4. Willie Randolph — 26.7 (1981-88)
A Brooklyn native, Randolph didn’t win any more World Series rings in the ’80s, but still proved a reliable contact hitter and infielder for the Yankees. He did, however, make two All-Star teams and bat a respectable .273 before signing with the Los Angeles Dodgers in free agency.
5. Ron Guidry — 23.9 (1981-89)
Lousiana Lightning continued to be a reliable innings-eater in the ’80s and won 21 games 1983 and then an MLB-best 22 in 1985. Guidry posted a 3.67 ERA over this stretch and won his five career Gold Gloves too.
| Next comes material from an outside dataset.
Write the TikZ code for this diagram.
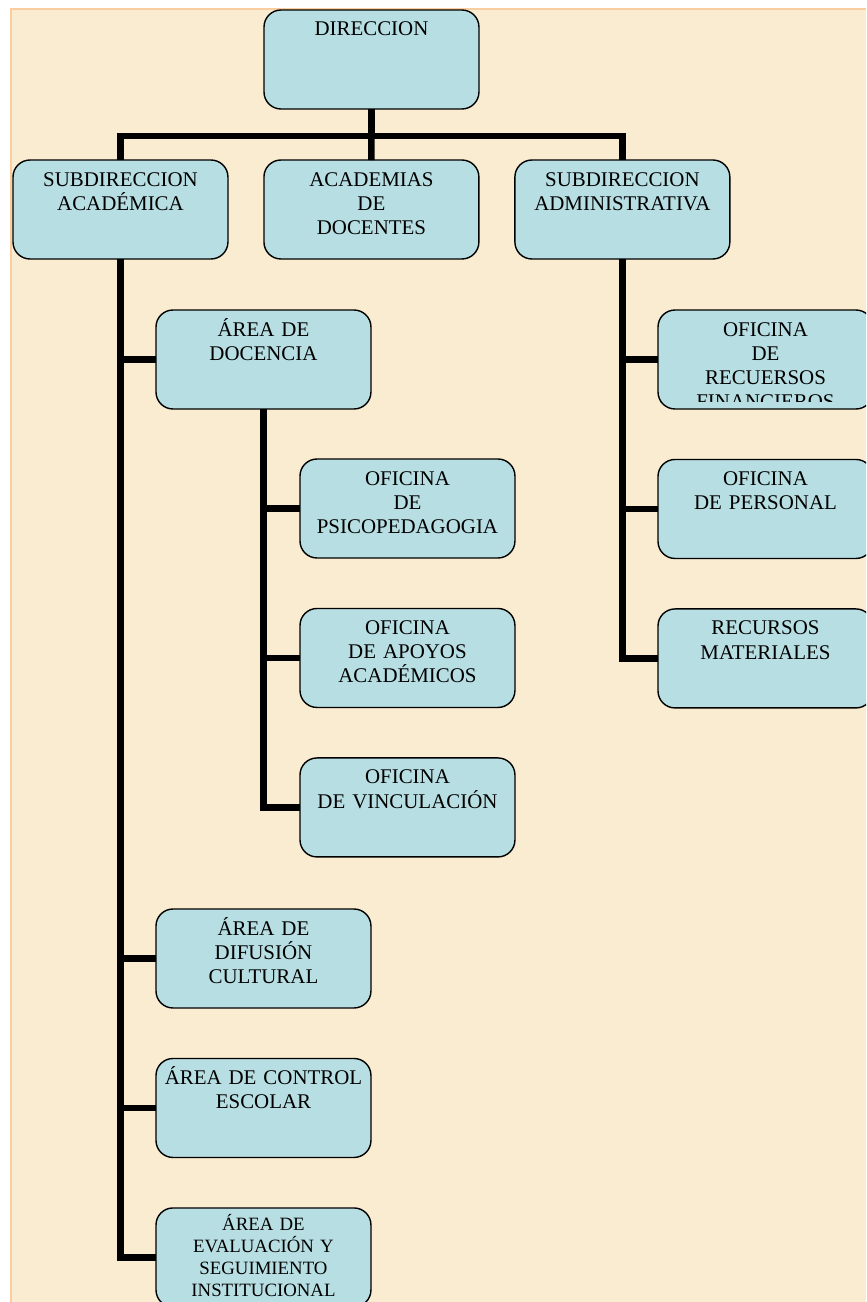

6. Dave Righetti — 22.5 (1981-90)
What a New York Yankees career Dave Righetti had indeed! He posted a 2.05 ERA en route to winning Rookie of the Year in 1981, no-hit the hated Boston Red Sox on the 4th of July in 1983, and then suddenly became a dominant closer. Rags 46 saves in 1986 led the majors and he earned 224 of his 252 career saves with the Yankees.
7. Butch Wynegar — 10.7 (1982-86)
The Yankees struggled to find a consistent franchise catcher after Thurman Munson’s tragic death, but Wynegar was serviceable enough for a few years. The switch-hitter arrived in a trade with the Minnesota Twins and hit .259 in New York, though he was probably better known for his strong throwing arm behind the plate. For his career, Wynegar threw out 40% of potential base stealers.
8. Goose Gossage — 10.3 (1981-83, ’89)
The Hall of Fame closer and his signature handlebar mustache had some of his prime years with the Yankees, and Gossage notched 72 saves over a three-year stretch before leaving for the San Diego Padres in free agency. Gossage was then claimed off of waivers from the San Francisco Giants in 1989 for another brief Bronx stint. However, Gossage’s most infamous Yankees moment from the 1980s may be when he allowed George Brett’s home run in the renowned “Pine Tar Game.”
9. Tommy John — (1980-82, ’86-89)
The first time around, Tommy John was a reliable New York Yankees starter despite being in his mid-to-late thirties. He was traded to the Angels in 1982, then returned in free agency well into his forties for four more seasons. All told, John went 91-60 with a 3.59 ERA as a Yankee and later became a broadcaster for the team.
10. Roberto Kelly — 9.4 (1987-90)
Kelly only had brief stints with the Yankees in 1987 and ’88, but the young Panamanian was destined for more. He hit .302 with 35 steals as a full-time player in 1989, and then played in all 162 games while stealing 42 bases the following year. He was traded to the Cincinnati Reds for Paul O’Neill a few years later, and the rest is history.